Chaldäische Orakel

Ein Schriftkorpus, der im 2. Jh. n.  Chr. entstanden ist und in den folgenden Jahren und Jahrhunderten nachhaltig in der spätantiken Kultur wirkte. Die Orakel selbst sind nicht erhalten. Ihre Texte wurden von Neuplatonikern übersetzt und in griechische Hexameter gebracht und kommentiert. Doch auch die Hexameter und Kommentare der Neuplatoniker Porphyrios, Jamblichos, Syrian und Proklos gingen verloren. Erhalten sind nur 210 sicher authentische und 16 zweifelhafte Fragmente mit Zitaten und Paraphrasen. Die Bezeichnung „Chaldäische Orakel“ ist erstmals sogar erst im 5. Jh. bezeugt.
Im 11. Jh. befasste sich der byzantinische Universalgelehrte > Michael Psellos intensiv mit den Orakeln und verfasste drei Schriften, in denen er ausschließlich ihre Lehren behandelt. Es handelt sich um einen Kommentar (Exegesis), eine Skizze (Hypotyposis) und eine Darlegung (Ekthesis). Eine weitere wichtige Quelle ist der „17. Brief “ des byzantinischen Gelehrten (12. Jh.) Michael Italicus, der sein Wissen aus einer verlorenen Schrift bezog, die auch Psellos kannte.
Als Autoren des Urtextes werden ein Chaldäischer Zoroaster und der unter Marc Aurel (161-180) lebende > Julian der Theurg mit seinem Vater, Julian der Chaldäer, genannt. Julian verfasste Theurgica, Telestika und Sprüche in Versen sowie weitere Werke über okkultes Wissen.

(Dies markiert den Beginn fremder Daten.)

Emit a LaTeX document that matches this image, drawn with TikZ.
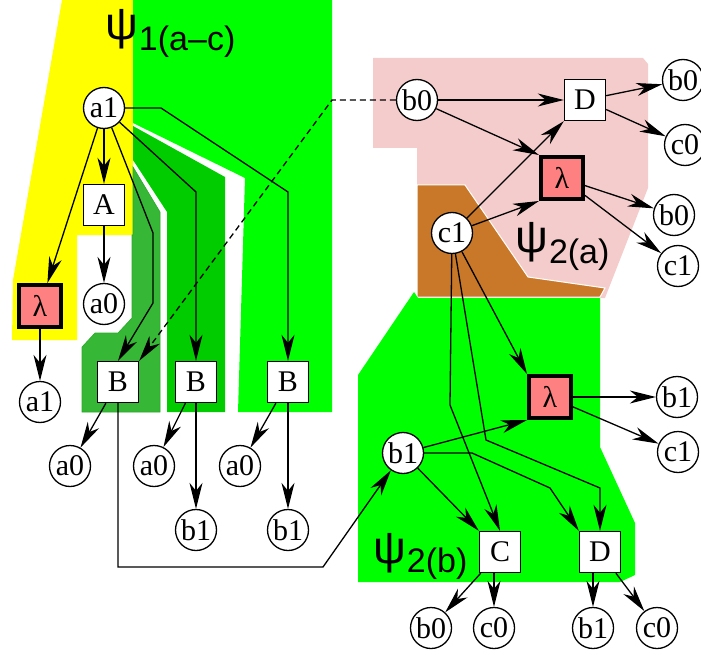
\documentclass[tikz,border=0pt]{standalone}
\usepackage{fontspec}
\setmainfont{Liberation Serif}
\newfontfamily\psifont{Liberation Sans}
\usetikzlibrary{arrows.meta}
\definecolor{yel}{RGB}{255,255,0}
\definecolor{brg}{RGB}{0,255,0}
\definecolor{dkg}{RGB}{0,204,0}
\definecolor{mdg}{RGB}{54,184,54}
\definecolor{mdgedge}{RGB}{40,170,40}
\definecolor{pnk}{RGB}{245,204,204}
\definecolor{brn}{RGB}{200,120,40}
\definecolor{lamfill}{RGB}{255,128,128}
\tikzset{
  conn/.style={line width=1.3pt,-{Stealth[length=26pt,width=13pt,inset=8pt]}},
}
\begin{document}
\begin{tikzpicture}[x=1pt,y=1pt,yscale=-1,
  every node/.style={font=\fontsize{30}{30}\selectfont},
  cnode/.style={circle,draw,fill=white,line width=1.3pt,minimum size=41pt,inner sep=0pt},
  bnode/.style={rectangle,draw,fill=white,line width=1.4pt,minimum size=41pt,inner sep=0pt},
  lnode/.style={rectangle,draw,fill=lamfill,line width=4pt,minimum size=42pt,inner sep=0pt,outer sep=2pt},
  psilab/.style={inner sep=0pt,anchor=base west,font=\psifont}
]
\useasboundingbox (0,0) rectangle (701,655);
% backgrounds
\fill[yel] (62,0) -- (133,0) -- (133,235) -- (77,235) -- (77,340) -- (12,340) -- (13,280) -- cycle;
\fill[brg] (133,0) -- (332,0) -- (332,412) -- (238,412) -- (245,178) -- (133,123) -- cycle;
\fill[dkg] (133,126) -- (225,177) -- (225,412) -- (167,412) -- (167,212) -- (133,160) -- cycle;
\filldraw[fill=mdg,draw=mdgedge,line width=0.6pt] (133,167) -- (160,212) -- (160,412) -- (82,412) -- (82,347) -- (95,333) -- (118,333) -- (132,318) -- (132,235) -- (133,235) -- cycle;
\fill[pnk] (373,58) -- (643,58) -- (648,64) -- (648,188) -- (605,298) -- (417,298) -- (417,148) -- (373,148) -- cycle;
\filldraw[fill=brn,draw=white,line width=1pt] (417,185) -- (465,185) -- (528,277) -- (605,288) -- (600,297) -- (417,297) -- cycle;
\fill[brg] (358,375) -- (414,292) -- (418,298) -- (600,298) -- (600,447) -- (635,523) -- (635,575) -- (620,582) -- (358,582) -- cycle;
% labels
\node[psilab] (psi1) at (105,40) {{\fontsize{46}{46}\selectfont ψ}\hspace{1pt}{\fontsize{34}{34}\selectfont\raisebox{-11pt}{1(a–c)}}};
\node[psilab] (psi2) at (515,252) {{\fontsize{46}{46}\selectfont ψ}\hspace{1pt}{\fontsize{34}{34}\selectfont\raisebox{-11pt}{2(a)}}};
\node[psilab] (psi3) at (373,563) {{\fontsize{46}{46}\selectfont ψ}\hspace{1pt}{\fontsize{34}{34}\selectfont\raisebox{-9pt}{2(b)}}};
% left nodes
\node[cnode] (a1) at (104,108) {a1};
\node[bnode] (A) at (104,205) {A};
\node[cnode] (a0a) at (104,304) {a0};
\node[lnode] (lamL) at (40,306) {λ};
\node[cnode] (a1b) at (40,402) {a1};
\node[bnode] (B1) at (118,382) {B};
\node[bnode] (B2) at (196,382) {B};
\node[bnode] (B3) at (288,382) {B};
\node[cnode] (a0b) at (70,466) {a0};
\node[cnode] (a0c) at (154,466) {a0};
\node[cnode] (a0d) at (240,466) {a0};
\node[cnode] (b1a) at (196,530) {b1};
\node[cnode] (b1b) at (288,530) {b1};
% right nodes
\node[cnode] (b0t) at (417,100) {b0};
\node[bnode] (D1) at (585,100) {D};
\node[cnode] (b0r) at (683,80) {b0};
\node[cnode] (c0r) at (685,145) {c0};
\node[lnode] (lam2) at (562,178) {λ};
\node[cnode] (b0s) at (674,215) {b0};
\node[cnode] (c1r) at (678,266) {c1};
\node[cnode] (c1) at (452,233) {c1};
\node[lnode] (lam3) at (550,397) {λ};
\node[cnode] (b1r) at (677,397) {b1};
\node[cnode] (c1s) at (678,452) {c1};
\node[cnode] (b1m) at (403,453) {b1};
\node[bnode] (C) at (500,552) {C};
\node[bnode] (D2) at (600,552) {D};
\node[cnode] (b0b) at (431,628) {b0};
\node[cnode] (c0b) at (494,628) {c0};
\node[cnode] (b1c) at (593,628) {b1};
\node[cnode] (c0c) at (657,628) {c0};
% bend points
\coordinate (p1) at (153,233);
\coordinate (p2) at (153,303);
\coordinate (q1) at (196,192);
\coordinate (r1) at (161,108);
\coordinate (r2) at (288,192);
\coordinate (d1) at (332,100);
\coordinate (s1) at (118,567);
\coordinate (s2) at (323,567);
\coordinate (t1) at (450,405);
\coordinate (u1) at (486,440);
\coordinate (u2) at (600,488);
\coordinate (v1) at (472,453);
\coordinate (v2) at (550,488);
% left edges
\draw[conn] (a1) -- (A);
\draw[conn] (A) -- (a0a);
\draw[conn] (a1) -- (lamL);
\draw[conn] (lamL) -- (a1b);
\draw[conn] (a1) -- (p1) -- (p2) -- (B1.north);
\draw[conn,dash pattern=on 6pt off 4pt] (b0t) -- (d1) -- (B1.north east);
\draw[conn] (a1) -- (q1) -- (B2.north);
\draw[conn] (a1.east) -- (r1) -- (r2) -- (B3.north);
\draw[conn] (B1) -- (a0b);
\draw[conn] (B2) -- (a0c);
\draw[conn] (B2) -- (b1a);
\draw[conn] (B3) -- (a0d);
\draw[conn] (B3) -- (b1b);
\draw[conn] (B1.south) -- (s1) -- (s2) -- (b1m);
% right edges
\draw[conn] (b0t) -- (D1);
\draw[conn] (b0t) -- (lam2.north west);
\draw[conn] (c1) -- (D1.south west);
\draw[conn] (c1) -- (lam2.south west);
\draw[conn] (D1) -- (b0r);
\draw[conn] (D1) -- (c0r);
\draw[conn] (lam2) -- (b0s);
\draw[conn] (lam2) -- (c1r);
\draw[conn] (c1) -- (lam3.north west);
\draw[conn] (c1) -- (t1) -- (C.north);
\draw[conn] (c1) -- (u1) -- (u2) -- (D2.north);
\draw[conn] (b1m) -- (lam3.south west);
\draw[conn] (b1m) -- (C.north west);
\draw[conn] (b1m.east) -- (v1) -- (v2) -- (D2.north west);
\draw[conn] (lam3) -- (b1r);
\draw[conn] (lam3) -- (c1s);
\draw[conn] (C) -- (b0b);
\draw[conn] (c0b |- C.south) -- (c0b);
\draw[conn] (b1c |- D2.south) -- (b1c);
\draw[conn] (D2) -- (c0c);
\end{tikzpicture}
\end{document}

Heute werden die Fragmente nach der Nummerierung der erstmals 1971 erschienenen kritischen Ausgabe von Édouard des Places zitiert. Nach diesen Fragmenten gipfelt die Hierarchie der Götter in einem Vater, der zugleich den Intellekt personifiziert und sich der Sinnenwelt entzogen hat. Zahlreiche Zwischenwesen, Engel und die sog. Iynges vermitteln zwischen dem Intellekt und der Sinnenwelt. Diesen gnostischen Vorstellungen entsprechend hat die menschliche Seele ihren Ursprung im göttlichen Vater. Wenn sie diese Herkunft bedenkt, vermag sie sich von ihrer irdischen Bindung zu lösen und dem göttlichen Licht entgegenzustreben. Dadurch entgeht sie ihrem Schicksal, der Verführung durch die Dämonen, kann ihren Aufstieg zu Gott vollenden und in ihm Erlösung und Ruhe finden, sofern sich die einzelne Seele nicht für eine neuerliche > Reinkarnation entscheidet, um religiös weniger entwickelten Menschen in ihrem Seelenwanderungsschicksal zu helfen (Fragment 38 und 160).
Die C. haben vor allem den Neuplatoniker > Jamblichos von Chalkis in seinem Werk De mysteriis stark beeinflusst.

W.: Majercik, Ruth (Hg): The Chaldean Oracles (griech. Text, engl. Übersetzung, Einführung und Kommentar). Leiden: Brill, 1989; Des Places, Édouard: Oracles chaldaïques, avec un choix de commentaires anciens. Paris: Les Belles Lettres, 2003.
Lit.: Cremer, Friedrich W.: Die Chaldäischen Orakel und Jamblich de mysteriis. Meisenheim am Glan: Hain, 1969; Geudtner, Otto: Die Seelenlehre der chaldäischen Orakel. Meisenheim am Glan: Hain, 1971; Hans Lewy: Chaldaean Oracles and Theurgy. Paris: Études Augustiniennes, 1978.